[WHAT YOU ARE ASKED TO DO]
Word for word, give the material below again, minus any images.
— Start of DATASET RECORDS —
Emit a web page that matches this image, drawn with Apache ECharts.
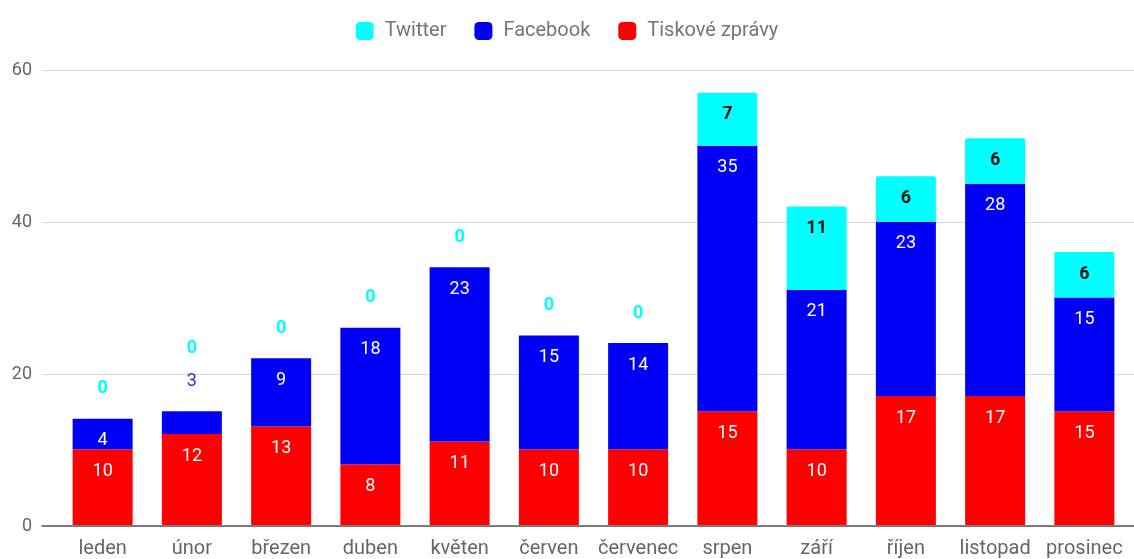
<!DOCTYPE html>
<html>
<head>
<meta charset="utf-8">
<script src="https://cdn.jsdelivr.net/npm/echarts@6/dist/echarts.min.js"></script>
<style>
html,body{margin:0;padding:0;background:#fff;}
#c{width:1134px;height:559px;}
</style>
</head>
<body>
<div id="c"></div>
<script>
const months = ['leden','únor','březen','duben','květen','červen','červenec','srpen','září','říjen','listopad','prosinec'];
const tiskove = [10,12,13,8,11,10,10,15,10,17,17,15];
const facebook = [4,3,9,18,23,15,14,35,21,23,28,15];
const twitter = [0,0,0,0,0,0,0,7,11,6,6,6];
const yTicks = [0,20,40,60];

const RED = '#ff0000', BLUE = '#0000f5', CYAN = '#00ffff';
const FONT = 'Roboto, "Noto Sans", sans-serif';
const FS = 18;
const SMALL = 4; // segments below this value get their label outside

const insideLabel = {show:true, position:'insideTop', distance:13, color:'#fff', fontSize:FS, fontFamily:FONT};

const fbData = facebook.map(v => v < SMALL
  ? {value:v, label:{show:true, position:'top', distance:21, color:'#3030d0', fontSize:FS, fontFamily:FONT}}
  : v);
const twData = twitter.map((v,i) => v === 0
  ? {value:v, label:{show:true, position:'top', distance: facebook[i] < SMALL ? 54 : 21, color:CYAN, fontWeight:'bold', fontSize:FS, fontFamily:FONT}}
  : v);

const chart = echarts.init(document.getElementById('c'));
chart.setOption({
  animation:false,
  backgroundColor:'#fff',
  textStyle:{fontFamily:FONT},
  legend:{
    data:['Twitter','Facebook','Tiskové zprávy'],
    top:16, left:'center',
    icon:'roundRect', itemWidth:18, itemHeight:18, itemGap:28,
    textStyle:{color:'#757575', fontSize:20, fontFamily:FONT, padding:[0,0,0,6]}
  },
  grid:[
    {left:42, right:0, top:70, bottom:33},
    {left:58, right:5, top:70, bottom:33}
  ],
  xAxis:[
    {type:'category', gridIndex:0, data:[''], axisLine:{show:true, lineStyle:{color:'#555', width:1.5}},
      axisTick:{show:false}, axisLabel:{show:false}},
    {type:'category', gridIndex:1, data:months, axisLine:{show:false}, axisTick:{show:false},
      axisLabel:{interval:0, color:'#666', fontSize:20, fontFamily:FONT, margin:14}}
  ],
  yAxis:[
    {type:'value', gridIndex:0, min:yTicks[0], max:yTicks[yTicks.length-1], interval:20,
      axisLine:{show:false}, axisTick:{show:false},
      axisLabel:{color:'#666', fontSize:FS, fontFamily:FONT, margin:10},
      splitLine:{lineStyle:{color:'#d9d9d9', width:1}}},
    {type:'value', gridIndex:1, min:yTicks[0], max:yTicks[yTicks.length-1], interval:20,
      axisLine:{show:false}, axisTick:{show:false}, axisLabel:{show:false}, splitLine:{show:false}}
  ],
  series:[
    {name:'Tiskové zprávy', type:'bar', stack:'s', xAxisIndex:1, yAxisIndex:1, barWidth:60,
      itemStyle:{color:RED}, label:insideLabel, data:tiskove},
    {name:'Facebook', type:'bar', stack:'s', xAxisIndex:1, yAxisIndex:1, barWidth:60,
      itemStyle:{color:BLUE}, label:insideLabel, data:fbData},
    {name:'Twitter', type:'bar', stack:'s', xAxisIndex:1, yAxisIndex:1, barWidth:60,
      itemStyle:{color:CYAN, borderRadius:[2,2,0,0]},
      label:{show:true, position:'insideTop', distance:13, color:'#111', fontWeight:'bold', fontSize:FS, fontFamily:FONT},
      data:twData}
  ]
});
</script>
</body>
</html>
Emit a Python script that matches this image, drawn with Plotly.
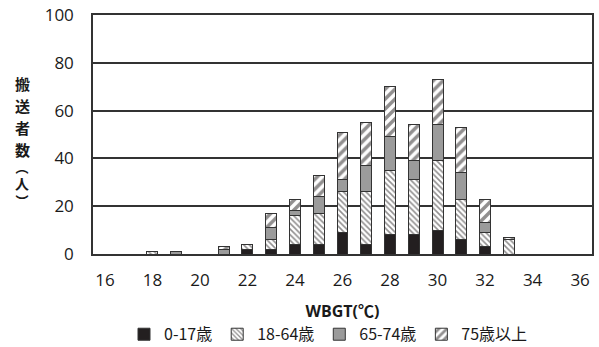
import plotly.graph_objects as go

wbgt = [16, 17, 18, 19, 20, 21, 22, 23, 24, 25, 26, 27, 28, 29, 30, 31, 32, 33, 34, 35, 36]
age_0_17 =  [0, 0, 0, 0, 0, 0, 2, 2, 4, 4, 9, 4, 8, 8, 10, 6, 3, 0, 0, 0, 0]
age_18_64 = [0, 0, 1, 0, 0, 0, 2, 4, 12, 13, 17, 22, 27, 23, 29, 17, 6, 6, 0, 0, 0]
age_65_74 = [0, 0, 0, 1, 0, 2, 0, 5, 2, 7, 5, 11, 14, 8, 15, 11, 4, 0, 0, 0, 0]
age_75p =   [0, 0, 0, 0, 0, 1, 0, 6, 5, 9, 20, 18, 21, 15, 19, 19, 10, 1, 0, 0, 0]
series_names = ["0-17歳", "18-64歳", "65-74歳", "75歳以上"]
x_ticks = [16, 18, 20, 22, 24, 26, 28, 30, 32, 34, 36]
y_ticks = [0, 20, 40, 60, 80, 100]
y_title_main = ["搬", "送", "者", "数"]
y_title_paren = "︵<br><span style='font-size:14px'>人</span><br>︶"

FONT = "Open Sans, Noto Sans CJK JP, sans-serif"
CJK = "Noto Sans CJK JP, sans-serif"
LINE = "#333333"
TXT = "#1a1a1a"

fig = go.Figure()
styles = [
    dict(color="#231f20", pattern=None),
    dict(color="white", pattern=dict(shape="\\", fgcolor="#231f20", bgcolor="white", size=4, solidity=0.4)),
    dict(color="#9b9b9b", pattern=None),
    dict(color="white", pattern=dict(shape="/", fgcolor="#231f20", bgcolor="white", size=7, solidity=0.5)),
]
for name, vals, st in zip(series_names, [age_0_17, age_18_64, age_65_74, age_75p], styles):
    marker = dict(color=st["color"], line=dict(color=LINE, width=1))
    if st["pattern"]:
        marker["pattern"] = st["pattern"]
    fig.add_trace(go.Bar(x=wbgt, y=vals, name=name, marker=marker))

XT = (22 - 93) / 499
for ch, yp in zip(y_title_main, [84, 106, 128, 150]):
    fig.add_annotation(text=ch, xref="paper", yref="y", x=XT, y=(254.5 - yp) / 2.395,
                       showarrow=False, font=dict(family=CJK, size=15, color=TXT, weight="bold"),
                       xanchor="center", yanchor="middle")
fig.add_annotation(text=y_title_paren, xref="paper", yref="y", x=XT, y=(254.5 - 184) / 2.395,
                   showarrow=False, font=dict(family=CJK, size=13, color=TXT, weight="bold"),
                   xanchor="center", yanchor="middle")

fig.update_layout(
    barmode="stack",
    bargap=0.54,
    width=599, height=347,
    margin=dict(l=93, r=7, t=15, b=92.5, autoexpand=False),
    paper_bgcolor="white", plot_bgcolor="white",
    font=dict(family=FONT, size=17, color=TXT),
    showlegend=True,
    legend=dict(orientation="h", x=(124 - 93) / 499, xanchor="left", y=(254.5 - 335) / 239.5, yanchor="middle",
                font=dict(family=CJK, size=16, color=TXT), itemwidth=30,
                traceorder="normal"),
    xaxis=dict(range=[15.5, 36.5], tickmode="array", tickvals=x_ticks, ticktext=[str(t) for t in x_ticks],
               showgrid=False, showline=True, linecolor=LINE, linewidth=1.5, mirror=True, ticks="",
               automargin=False, ticklabelstandoff=10,
               title=dict(text="<b>WBGT(℃)</b>", font=dict(family=FONT, size=16, color=TXT), standoff=16),
               tickfont=dict(family=FONT, size=17)),
    yaxis=dict(range=[0, 100], tickmode="array", tickvals=y_ticks, showgrid=True, gridcolor=LINE, gridwidth=1.5,
               showline=True, linecolor=LINE, linewidth=1.5, mirror=True, ticks="", zeroline=False,
               automargin=False,
               tickfont=dict(family=FONT, size=17), ticklabelstandoff=14),
)
fig.write_html("out.html", config={"displayModeBar": False},
               post_script="document.body.style.margin='0';")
— End of DATASET RECORDS —
[FINAL RESULT]
Emit a web page that matches this image, drawn with Apache ECharts.
<!DOCTYPE html>
<html>
<head>
<meta charset="utf-8">
<script src="https://cdn.jsdelivr.net/npm/echarts@6/dist/echarts.min.js"></script>
<style>
html,body{margin:0;padding:0;background:#fff;}
#c{width:1134px;height:559px;}
</style>
</head>
<body>
<div id="c"></div>
<script>
const months = ['leden','únor','březen','duben','květen','červen','červenec','srpen','září','říjen','listopad','prosinec'];
const tiskove = [10,12,13,8,11,10,10,15,10,17,17,15];
const facebook = [4,3,9,18,23,15,14,35,21,23,28,15];
const twitter = [0,0,0,0,0,0,0,7,11,6,6,6];
const yTicks = [0,20,40,60];

const RED = '#ff0000', BLUE = '#0000f5', CYAN = '#00ffff';
const FONT = 'Roboto, "Noto Sans", sans-serif';
const FS = 18;
const SMALL = 4; // segments below this value get their label outside

const insideLabel = {show:true, position:'insideTop', distance:13, color:'#fff', fontSize:FS, fontFamily:FONT};

const fbData = facebook.map(v => v < SMALL
  ? {value:v, label:{show:true, position:'top', distance:21, color:'#3030d0', fontSize:FS, fontFamily:FONT}}
  : v);
const twData = twitter.map((v,i) => v === 0
  ? {value:v, label:{show:true, position:'top', distance: facebook[i] < SMALL ? 54 : 21, color:CYAN, fontWeight:'bold', fontSize:FS, fontFamily:FONT}}
  : v);

const chart = echarts.init(document.getElementById('c'));
chart.setOption({
  animation:false,
  backgroundColor:'#fff',
  textStyle:{fontFamily:FONT},
  legend:{
    data:['Twitter','Facebook','Tiskové zprávy'],
    top:16, left:'center',
    icon:'roundRect', itemWidth:18, itemHeight:18, itemGap:28,
    textStyle:{color:'#757575', fontSize:20, fontFamily:FONT, padding:[0,0,0,6]}
  },
  grid:[
    {left:42, right:0, top:70, bottom:33},
    {left:58, right:5, top:70, bottom:33}
  ],
  xAxis:[
    {type:'category', gridIndex:0, data:[''], axisLine:{show:true, lineStyle:{color:'#555', width:1.5}},
      axisTick:{show:false}, axisLabel:{show:false}},
    {type:'category', gridIndex:1, data:months, axisLine:{show:false}, axisTick:{show:false},
      axisLabel:{interval:0, color:'#666', fontSize:20, fontFamily:FONT, margin:14}}
  ],
  yAxis:[
    {type:'value', gridIndex:0, min:yTicks[0], max:yTicks[yTicks.length-1], interval:20,
      axisLine:{show:false}, axisTick:{show:false},
      axisLabel:{color:'#666', fontSize:FS, fontFamily:FONT, margin:10},
      splitLine:{lineStyle:{color:'#d9d9d9', width:1}}},
    {type:'value', gridIndex:1, min:yTicks[0], max:yTicks[yTicks.length-1], interval:20,
      axisLine:{show:false}, axisTick:{show:false}, axisLabel:{show:false}, splitLine:{show:false}}
  ],
  series:[
    {name:'Tiskové zprávy', type:'bar', stack:'s', xAxisIndex:1, yAxisIndex:1, barWidth:60,
      itemStyle:{color:RED}, label:insideLabel, data:tiskove},
    {name:'Facebook', type:'bar', stack:'s', xAxisIndex:1, yAxisIndex:1, barWidth:60,
      itemStyle:{color:BLUE}, label:insideLabel, data:fbData},
    {name:'Twitter', type:'bar', stack:'s', xAxisIndex:1, yAxisIndex:1, barWidth:60,
      itemStyle:{color:CYAN, borderRadius:[2,2,0,0]},
      label:{show:true, position:'insideTop', distance:13, color:'#111', fontWeight:'bold', fontSize:FS, fontFamily:FONT},
      data:twData}
  ]
});
</script>
</body>
</html>
Emit a Python script that matches this image, drawn with Plotly.
import plotly.graph_objects as go

wbgt = [16, 17, 18, 19, 20, 21, 22, 23, 24, 25, 26, 27, 28, 29, 30, 31, 32, 33, 34, 35, 36]
age_0_17 =  [0, 0, 0, 0, 0, 0, 2, 2, 4, 4, 9, 4, 8, 8, 10, 6, 3, 0, 0, 0, 0]
age_18_64 = [0, 0, 1, 0, 0, 0, 2, 4, 12, 13, 17, 22, 27, 23, 29, 17, 6, 6, 0, 0, 0]
age_65_74 = [0, 0, 0, 1, 0, 2, 0, 5, 2, 7, 5, 11, 14, 8, 15, 11, 4, 0, 0, 0, 0]
age_75p =   [0, 0, 0, 0, 0, 1, 0, 6, 5, 9, 20, 18, 21, 15, 19, 19, 10, 1, 0, 0, 0]
series_names = ["0-17歳", "18-64歳", "65-74歳", "75歳以上"]
x_ticks = [16, 18, 20, 22, 24, 26, 28, 30, 32, 34, 36]
y_ticks = [0, 20, 40, 60, 80, 100]
y_title_main = ["搬", "送", "者", "数"]
y_title_paren = "︵<br><span style='font-size:14px'>人</span><br>︶"

FONT = "Open Sans, Noto Sans CJK JP, sans-serif"
CJK = "Noto Sans CJK JP, sans-serif"
LINE = "#333333"
TXT = "#1a1a1a"

fig = go.Figure()
styles = [
    dict(color="#231f20", pattern=None),
    dict(color="white", pattern=dict(shape="\\", fgcolor="#231f20", bgcolor="white", size=4, solidity=0.4)),
    dict(color="#9b9b9b", pattern=None),
    dict(color="white", pattern=dict(shape="/", fgcolor="#231f20", bgcolor="white", size=7, solidity=0.5)),
]
for name, vals, st in zip(series_names, [age_0_17, age_18_64, age_65_74, age_75p], styles):
    marker = dict(color=st["color"], line=dict(color=LINE, width=1))
    if st["pattern"]:
        marker["pattern"] = st["pattern"]
    fig.add_trace(go.Bar(x=wbgt, y=vals, name=name, marker=marker))

XT = (22 - 93) / 499
for ch, yp in zip(y_title_main, [84, 106, 128, 150]):
    fig.add_annotation(text=ch, xref="paper", yref="y", x=XT, y=(254.5 - yp) / 2.395,
                       showarrow=False, font=dict(family=CJK, size=15, color=TXT, weight="bold"),
                       xanchor="center", yanchor="middle")
fig.add_annotation(text=y_title_paren, xref="paper", yref="y", x=XT, y=(254.5 - 184) / 2.395,
                   showarrow=False, font=dict(family=CJK, size=13, color=TXT, weight="bold"),
                   xanchor="center", yanchor="middle")

fig.update_layout(
    barmode="stack",
    bargap=0.54,
    width=599, height=347,
    margin=dict(l=93, r=7, t=15, b=92.5, autoexpand=False),
    paper_bgcolor="white", plot_bgcolor="white",
    font=dict(family=FONT, size=17, color=TXT),
    showlegend=True,
    legend=dict(orientation="h", x=(124 - 93) / 499, xanchor="left", y=(254.5 - 335) / 239.5, yanchor="middle",
                font=dict(family=CJK, size=16, color=TXT), itemwidth=30,
                traceorder="normal"),
    xaxis=dict(range=[15.5, 36.5], tickmode="array", tickvals=x_ticks, ticktext=[str(t) for t in x_ticks],
               showgrid=False, showline=True, linecolor=LINE, linewidth=1.5, mirror=True, ticks="",
               automargin=False, ticklabelstandoff=10,
               title=dict(text="<b>WBGT(℃)</b>", font=dict(family=FONT, size=16, color=TXT), standoff=16),
               tickfont=dict(family=FONT, size=17)),
    yaxis=dict(range=[0, 100], tickmode="array", tickvals=y_ticks, showgrid=True, gridcolor=LINE, gridwidth=1.5,
               showline=True, linecolor=LINE, linewidth=1.5, mirror=True, ticks="", zeroline=False,
               automargin=False,
               tickfont=dict(family=FONT, size=17), ticklabelstandoff=14),
)
fig.write_html("out.html", config={"displayModeBar": False},
               post_script="document.body.style.margin='0';")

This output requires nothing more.